WRITTEN INSTRUCTION – Transcribe the material verbatim in full; the pictures do not belong in the copy.

SUPPLIED DATA –
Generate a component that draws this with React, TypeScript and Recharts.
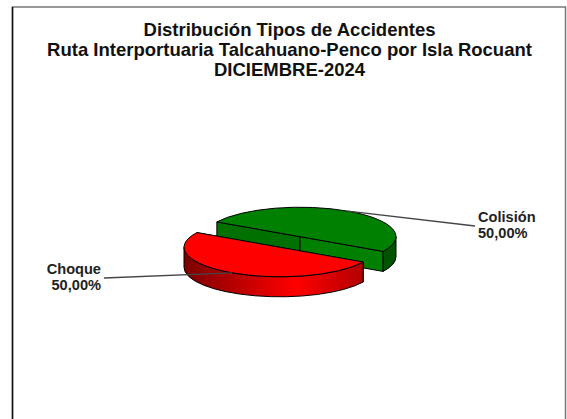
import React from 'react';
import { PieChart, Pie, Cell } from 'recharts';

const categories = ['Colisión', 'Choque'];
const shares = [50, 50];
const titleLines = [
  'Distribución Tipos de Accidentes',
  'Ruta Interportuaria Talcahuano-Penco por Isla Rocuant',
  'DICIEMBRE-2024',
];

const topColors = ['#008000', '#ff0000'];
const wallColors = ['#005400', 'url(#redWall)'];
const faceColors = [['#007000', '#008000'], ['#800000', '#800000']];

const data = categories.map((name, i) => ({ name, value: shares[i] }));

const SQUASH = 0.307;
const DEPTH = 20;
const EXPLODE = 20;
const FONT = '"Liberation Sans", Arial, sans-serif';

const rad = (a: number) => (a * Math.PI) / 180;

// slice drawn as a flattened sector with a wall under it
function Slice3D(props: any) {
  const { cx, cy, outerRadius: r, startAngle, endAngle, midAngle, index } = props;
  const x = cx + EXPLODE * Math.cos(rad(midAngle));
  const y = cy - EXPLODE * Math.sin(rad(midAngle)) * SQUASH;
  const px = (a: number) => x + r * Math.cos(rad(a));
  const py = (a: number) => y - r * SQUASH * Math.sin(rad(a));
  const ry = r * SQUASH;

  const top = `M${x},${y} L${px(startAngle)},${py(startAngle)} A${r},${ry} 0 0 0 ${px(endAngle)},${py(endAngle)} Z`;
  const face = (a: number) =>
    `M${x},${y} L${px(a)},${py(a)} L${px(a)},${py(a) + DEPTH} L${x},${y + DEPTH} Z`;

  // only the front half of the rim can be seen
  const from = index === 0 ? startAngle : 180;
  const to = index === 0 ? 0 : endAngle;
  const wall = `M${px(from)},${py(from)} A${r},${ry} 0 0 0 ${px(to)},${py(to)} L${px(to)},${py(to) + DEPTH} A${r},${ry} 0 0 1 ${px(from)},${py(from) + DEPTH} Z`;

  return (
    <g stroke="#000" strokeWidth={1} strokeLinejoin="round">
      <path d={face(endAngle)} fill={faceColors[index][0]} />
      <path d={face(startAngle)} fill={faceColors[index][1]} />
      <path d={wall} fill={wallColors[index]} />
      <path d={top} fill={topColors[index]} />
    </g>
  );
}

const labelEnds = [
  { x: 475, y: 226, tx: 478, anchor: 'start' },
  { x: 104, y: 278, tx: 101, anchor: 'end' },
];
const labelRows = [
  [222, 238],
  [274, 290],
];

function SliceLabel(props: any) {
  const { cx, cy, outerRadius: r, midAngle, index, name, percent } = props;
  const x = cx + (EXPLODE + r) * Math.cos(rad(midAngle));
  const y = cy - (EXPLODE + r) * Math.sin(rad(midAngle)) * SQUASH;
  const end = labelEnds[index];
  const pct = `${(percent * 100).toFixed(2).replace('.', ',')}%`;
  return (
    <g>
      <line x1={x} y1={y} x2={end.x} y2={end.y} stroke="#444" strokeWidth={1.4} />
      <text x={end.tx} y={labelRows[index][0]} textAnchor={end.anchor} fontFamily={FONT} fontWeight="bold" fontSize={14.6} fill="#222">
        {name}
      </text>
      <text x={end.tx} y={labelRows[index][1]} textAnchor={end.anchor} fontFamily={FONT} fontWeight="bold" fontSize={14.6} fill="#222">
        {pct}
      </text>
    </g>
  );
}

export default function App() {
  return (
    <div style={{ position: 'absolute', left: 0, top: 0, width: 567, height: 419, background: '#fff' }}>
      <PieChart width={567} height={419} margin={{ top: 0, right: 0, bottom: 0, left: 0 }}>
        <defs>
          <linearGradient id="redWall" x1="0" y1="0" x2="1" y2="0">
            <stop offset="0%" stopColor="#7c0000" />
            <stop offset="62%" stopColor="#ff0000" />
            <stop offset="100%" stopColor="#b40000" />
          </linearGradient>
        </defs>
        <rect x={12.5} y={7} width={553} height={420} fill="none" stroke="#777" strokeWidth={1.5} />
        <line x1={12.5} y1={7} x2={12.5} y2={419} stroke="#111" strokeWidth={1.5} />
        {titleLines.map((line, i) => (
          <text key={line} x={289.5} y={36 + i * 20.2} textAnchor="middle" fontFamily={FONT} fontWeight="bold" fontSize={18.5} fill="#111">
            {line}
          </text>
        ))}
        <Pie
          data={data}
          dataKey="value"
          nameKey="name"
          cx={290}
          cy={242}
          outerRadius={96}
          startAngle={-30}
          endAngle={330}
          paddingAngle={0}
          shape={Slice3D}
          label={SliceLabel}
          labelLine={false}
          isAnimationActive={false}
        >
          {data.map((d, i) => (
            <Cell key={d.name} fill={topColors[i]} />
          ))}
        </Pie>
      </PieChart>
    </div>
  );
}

SOLUTION FOR THIS TASK –
Generate a component that draws this with React, TypeScript and Recharts.
import React from 'react';
import { PieChart, Pie, Cell } from 'recharts';

const categories = ['Colisión', 'Choque'];
const shares = [50, 50];
const titleLines = [
  'Distribución Tipos de Accidentes',
  'Ruta Interportuaria Talcahuano-Penco por Isla Rocuant',
  'DICIEMBRE-2024',
];

const topColors = ['#008000', '#ff0000'];
const wallColors = ['#005400', 'url(#redWall)'];
const faceColors = [['#007000', '#008000'], ['#800000', '#800000']];

const data = categories.map((name, i) => ({ name, value: shares[i] }));

const SQUASH = 0.307;
const DEPTH = 20;
const EXPLODE = 20;
const FONT = '"Liberation Sans", Arial, sans-serif';

const rad = (a: number) => (a * Math.PI) / 180;

// slice drawn as a flattened sector with a wall under it
function Slice3D(props: any) {
  const { cx, cy, outerRadius: r, startAngle, endAngle, midAngle, index } = props;
  const x = cx + EXPLODE * Math.cos(rad(midAngle));
  const y = cy - EXPLODE * Math.sin(rad(midAngle)) * SQUASH;
  const px = (a: number) => x + r * Math.cos(rad(a));
  const py = (a: number) => y - r * SQUASH * Math.sin(rad(a));
  const ry = r * SQUASH;

  const top = `M${x},${y} L${px(startAngle)},${py(startAngle)} A${r},${ry} 0 0 0 ${px(endAngle)},${py(endAngle)} Z`;
  const face = (a: number) =>
    `M${x},${y} L${px(a)},${py(a)} L${px(a)},${py(a) + DEPTH} L${x},${y + DEPTH} Z`;

  // only the front half of the rim can be seen
  const from = index === 0 ? startAngle : 180;
  const to = index === 0 ? 0 : endAngle;
  const wall = `M${px(from)},${py(from)} A${r},${ry} 0 0 0 ${px(to)},${py(to)} L${px(to)},${py(to) + DEPTH} A${r},${ry} 0 0 1 ${px(from)},${py(from) + DEPTH} Z`;

  return (
    <g stroke="#000" strokeWidth={1} strokeLinejoin="round">
      <path d={face(endAngle)} fill={faceColors[index][0]} />
      <path d={face(startAngle)} fill={faceColors[index][1]} />
      <path d={wall} fill={wallColors[index]} />
      <path d={top} fill={topColors[index]} />
    </g>
  );
}

const labelEnds = [
  { x: 475, y: 226, tx: 478, anchor: 'start' },
  { x: 104, y: 278, tx: 101, anchor: 'end' },
];
const labelRows = [
  [222, 238],
  [274, 290],
];

function SliceLabel(props: any) {
  const { cx, cy, outerRadius: r, midAngle, index, name, percent } = props;
  const x = cx + (EXPLODE + r) * Math.cos(rad(midAngle));
  const y = cy - (EXPLODE + r) * Math.sin(rad(midAngle)) * SQUASH;
  const end = labelEnds[index];
  const pct = `${(percent * 100).toFixed(2).replace('.', ',')}%`;
  return (
    <g>
      <line x1={x} y1={y} x2={end.x} y2={end.y} stroke="#444" strokeWidth={1.4} />
      <text x={end.tx} y={labelRows[index][0]} textAnchor={end.anchor} fontFamily={FONT} fontWeight="bold" fontSize={14.6} fill="#222">
        {name}
      </text>
      <text x={end.tx} y={labelRows[index][1]} textAnchor={end.anchor} fontFamily={FONT} fontWeight="bold" fontSize={14.6} fill="#222">
        {pct}
      </text>
    </g>
  );
}

export default function App() {
  return (
    <div style={{ position: 'absolute', left: 0, top: 0, width: 567, height: 419, background: '#fff' }}>
      <PieChart width={567} height={419} margin={{ top: 0, right: 0, bottom: 0, left: 0 }}>
        <defs>
          <linearGradient id="redWall" x1="0" y1="0" x2="1" y2="0">
            <stop offset="0%" stopColor="#7c0000" />
            <stop offset="62%" stopColor="#ff0000" />
            <stop offset="100%" stopColor="#b40000" />
          </linearGradient>
        </defs>
        <rect x={12.5} y={7} width={553} height={420} fill="none" stroke="#777" strokeWidth={1.5} />
        <line x1={12.5} y1={7} x2={12.5} y2={419} stroke="#111" strokeWidth={1.5} />
        {titleLines.map((line, i) => (
          <text key={line} x={289.5} y={36 + i * 20.2} textAnchor="middle" fontFamily={FONT} fontWeight="bold" fontSize={18.5} fill="#111">
            {line}
          </text>
        ))}
        <Pie
          data={data}
          dataKey="value"
          nameKey="name"
          cx={290}
          cy={242}
          outerRadius={96}
          startAngle={-30}
          endAngle={330}
          paddingAngle={0}
          shape={Slice3D}
          label={SliceLabel}
          labelLine={false}
          isAnimationActive={false}
        >
          {data.map((d, i) => (
            <Cell key={d.name} fill={topColors[i]} />
          ))}
        </Pie>
      </PieChart>
    </div>
  );
}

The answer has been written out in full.